His best known work is the colossal Oceanus— also known as Neptune — (after 1759) of the Trevi Fountain, Rome, where he was constrained to follow a plaster modello by Giovanni Battista Maini, who died before he could execute the marble. Bracci executed the Oceanus and the tritons when he took over work on the fountain. After the death of Nicola Salvi (1751) work was halted with only the foundations built. A few years later the works were assigned to Panini who was stopped when he started to make changes to the project. Bracci took over in 1761 and finished the fountain in 1763. Nicola Salvi and Pietro Bracci were longtime friends, both being members of Arcadia and members of the confraternity of the virtuosi at the Pantheon.

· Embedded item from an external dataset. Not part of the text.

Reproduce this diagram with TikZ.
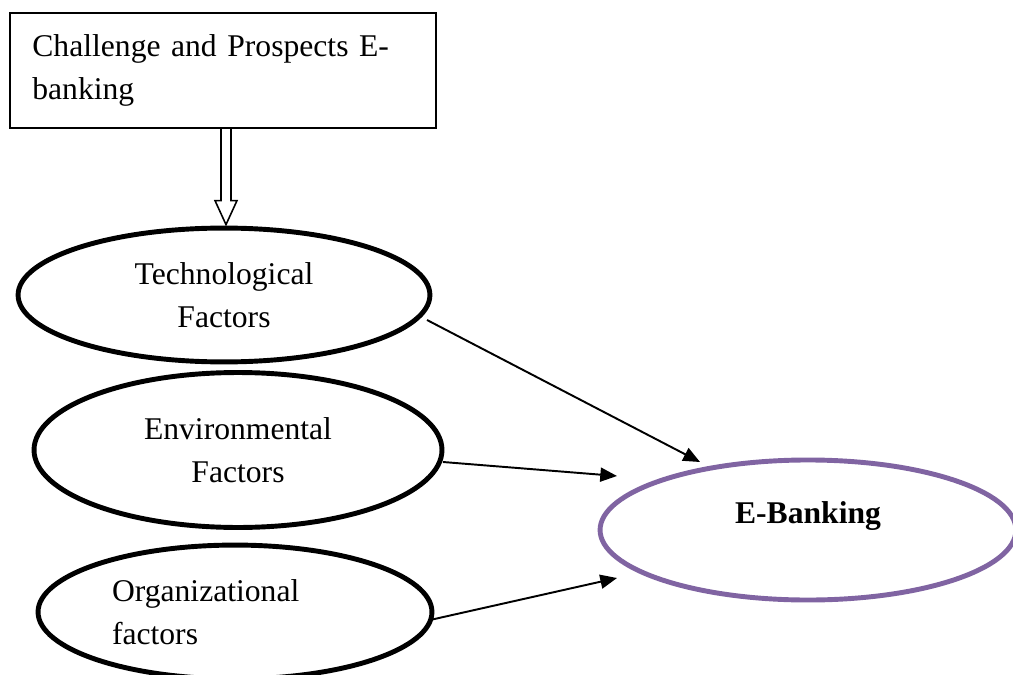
\documentclass[tikz,border=0pt]{standalone}
\usepackage{fontspec}
\setmainfont{Liberation Serif}
\usetikzlibrary{arrows.meta,positioning,calc,shapes.geometric}
\definecolor{ebpurple}{HTML}{8064A2}
\tikzset{
  topbox/.style={draw,line width=1.2pt,minimum width=242.4pt,minimum height=65.4pt,inner sep=0pt,text width=217pt,align=left},
  factor/.style={draw,ellipse,line width=2.8pt,inner sep=0pt,align=center},
  target/.style={draw=ebpurple,ellipse,line width=2.8pt,inner sep=0pt,font=\fontsize{18pt}{24.5pt}\selectfont\bfseries,text height=12.6pt,text depth=20.4pt},
  arr/.style={-{Triangle[length=9.5pt,width=8pt]},line width=1.1pt},
  dbl/.style={draw,fill=white,line width=0.9pt},
}

\begin{document}
\begin{tikzpicture}[x=0.02cm,y=-0.02cm,font=\fontsize{18pt}{24.5pt}\selectfont]
\useasboundingbox (0,0) rectangle (1013,675);
\node[topbox] (box) at (223,70.5) {Challenge and Prospects E-\\banking};
\node[factor,minimum width=234.4pt,minimum height=76.2pt] (tech) at (224,295) {Technological\\Factors};
\node[factor,minimum width=232.2pt,minimum height=88.2pt] (env) at (238,450) {Environmental\\Factors};
\node[factor,minimum width=224.2pt,minimum height=76.2pt,text width=140pt,align=left] (org) at (235,612) {Organizational\\factors};
\node[target,minimum width=236.7pt,minimum height=79.7pt] (eb) at (808,530) {E-Banking};
% hollow arrow into the first factor
\draw[dbl] ($(box.south -| tech.north)+(-3,0)$) -- ($(tech.north)+(-3,-25)$) -- ($(tech.north)+(-9,-25)$) -- ($(tech.north)+(2,-1)$) -- ($(tech.north)+(13,-25)$) -- ($(tech.north)+(7,-25)$) -- ($(box.south -| tech.north)+(7,0)$);
\draw[arr] ($(tech.center)+(203,25)$) -- ($(eb.center)+(-108,-68)$);
\draw[arr] ($(env.center)+(205,12)$) -- ($(eb.center)+(-191,-54)$);
\draw[arr] ($(org.center)+(195,8)$) -- ($(eb.center)+(-191,48)$);
\end{tikzpicture}
\end{document}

There are several official busts of Benedict XIII by Bracci, and a terracotta (1724), conserved in Palazzo Venezia, Rome. The aged glare of the pope in the marble portrait was an image difficult to beautify.
Like all sculptors in Rome since the 16th century, Bracci was often called upon to restore or complete Roman sculptures, such as the Capitoline Antinous, to render them suitable for display.
Bracci had a wide range of interests as known from his manuscripts, most of them are today lost. These interests included architecture, military engineering, sundials but also Ancient Egyptian hieroglyphs.
Bracci died in Rome in 1773.
Literature and further reading
- Web Gallery of Art: Pietro Bracci
- Bruce Boucher (1998). Italian Baroque Sculpture. Thames & Hudson, World of Art. p. 126.
- Elisabeth Kieven and John Pinto (2001). Pietro Bracci and Eighteenth-Century Rome: Drawings for Architecture and Sculpture in the Canadian Centre for Architecture and Other Collections. p. 126.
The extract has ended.